DAYTON, Ohio (WDTN) – Rescue teams from around the country were in town Thursday, practicing some heavy lifting.
Bi-annually, Ohio Task Force One hosts Heavy Equipment Rigging Specialist (HERS) training at its Dayton training facility. The program, co-sponsored by FEMA and the Department of Homeland Security, teaches disaster response teams how to operate cranes, excavators and other heavy equipment necessary for rescue efforts during building collapses.
“There’s a lot of math involved, there’s a lot of familiarization with cranes and excavators and other heavy equipment, a lot of interaction with operating engineers and the people that run that equipment and learning how to speak their language,” said Rescue Team Manager Michael Muhl, Ohio Task Force One.
The program started when federal agencies saw a need for the skills after the September 11th terrorist attacks in New York.
Muhl said, “When Ohio responded to the World Trade Center collapse in 2001 we realized quickly that us, as well as every other federal team in the system, was ill-equipped on how to deal with a disaster of that magnitude that required the use of cranes and heavy equipment.”

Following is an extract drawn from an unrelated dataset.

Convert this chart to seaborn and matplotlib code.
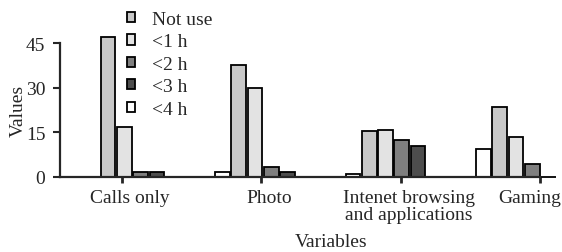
import numpy as np
import pandas as pd
import matplotlib
matplotlib.use("Agg")
import matplotlib.pyplot as plt
import matplotlib.transforms as mtransforms
import seaborn as sns

categories = ["Calls only", "Photo", "Intenet browsing\nand applications", "Gaming"]
levels = ["Not use", "<1 h", "<2 h", "<3 h", "<4 h"]

not_use = [47, 37.7, 15.4, 23.7]
lt_1h = [17, 30, 16, 13.6]
lt_2h = [1.7, 3.3, 12.6, 4.5]
lt_3h = [1.7, 1.8, 10.3, 0]
lt_4h = [0, 1.7, 1.0, 9.4]

y_ticks = [0, 15, 30, 45]

rows = []
for lvl, vals in zip(levels, [not_use, lt_1h, lt_2h, lt_3h, lt_4h]):
    for cat, v in zip(categories, vals):
        rows.append({"Variables": cat, "Level": lvl, "Values": v})
df = pd.DataFrame(rows)

colors = {"Not use": "#c8c8c8", "<1 h": "#e3e3e3", "<2 h": "#7f7f7f",
          "<3 h": "#4d4d4d", "<4 h": "#ffffff"}
# bars in each group start with the white one
hue_order = ["<4 h", "Not use", "<1 h", "<2 h", "<3 h"]

sns.set_style("ticks")
plt.rcParams["font.family"] = ["Liberation Serif", "DejaVu Serif"]

fig = plt.figure(figsize=(5.62, 2.53), dpi=100)
ax = fig.add_axes([60 / 562, 1 - 178 / 253, 480 / 562, 168 / 253])

sns.barplot(data=df, x="Variables", y="Values", hue="Level", hue_order=hue_order,
            palette=colors, width=0.625, gap=0.1, edgecolor="black", linewidth=1.3,
            ax=ax, legend=True)

for p in ax.patches:
    p.set_clip_on(False)

x_left, x_right = -0.494, 3.184
y_top = 56.6
ax.set_xlim(x_left, x_right)
ax.set_ylim(0, y_top)
ax.set_xticks(np.linspace(-0.019, x_right, len(categories)))
ax.set_xticklabels(categories, fontsize=14, linespacing=1.05)
ax.set_yticks(y_ticks)
ax.set_yticklabels([str(t) for t in y_ticks], fontsize=14)
ax.tick_params(axis="x", length=4.5, width=2, pad=4)
ax.tick_params(axis="y", length=5, width=1.5, pad=5.5)

# labels sit a little right of their ticks, the last one is pulled in to fit
shift = mtransforms.ScaledTranslation(8 / 100, 0, fig.dpi_scale_trans)
xlabels = ax.get_xticklabels()
for lab in xlabels[:-1]:
    lab.set_transform(lab.get_transform() + shift)
last = xlabels[-1]
last.set_horizontalalignment("right")
last.set_transform(last.get_transform() +
                   mtransforms.ScaledTranslation(21 / 100, 0, fig.dpi_scale_trans))

sns.despine(ax=ax)
ax.spines["left"].set_bounds(0, 45)
ax.spines["left"].set_linewidth(1.6)
ax.spines["bottom"].set_linewidth(1.6)

ax.set_xlabel("Variables", fontsize=14)
ax.xaxis.set_label_coords((331 - 60) / 480, -56 / 168)
ax.set_ylabel("Values", fontsize=14)
ax.yaxis.set_label_coords(-33 / 480, 22.5 / y_top)

handles, labels = ax.get_legend_handles_labels()
lookup = dict(zip(labels, handles))
ax.legend([lookup[l] for l in levels], levels, loc="upper left",
          bbox_to_anchor=((127 - 60) / 480, (178 - 12) / 168), frameon=False, fontsize=14,
          handlelength=0.42, handleheight=0.42, handletextpad=0.85,
          labelspacing=0.28, borderpad=0, borderaxespad=0)

fig.savefig("out.png", dpi=100)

Some teams attended the 32 hour training from as far away as Washington state, Virginia or Arizona.
Two groups from Florida in Dayton for the week said they were eager to practice with other elite rescue teams.
Florida Task Force Two rescue squad officer Carlos Pumariega said the skills learned at the training will be critical when lives are on the line.
“That planning and coordination doesn’t happen when we arrive on site,” Pumariega said. “It happens the moment we receive our mission order and activation orders. That’s when our HERS, our heavy riggers, start to coordinate and plan the event — what we’re going to do and start affecting rescues as soon as possible.”
Ohio Task Force One has at least 70 members who are HERS certified.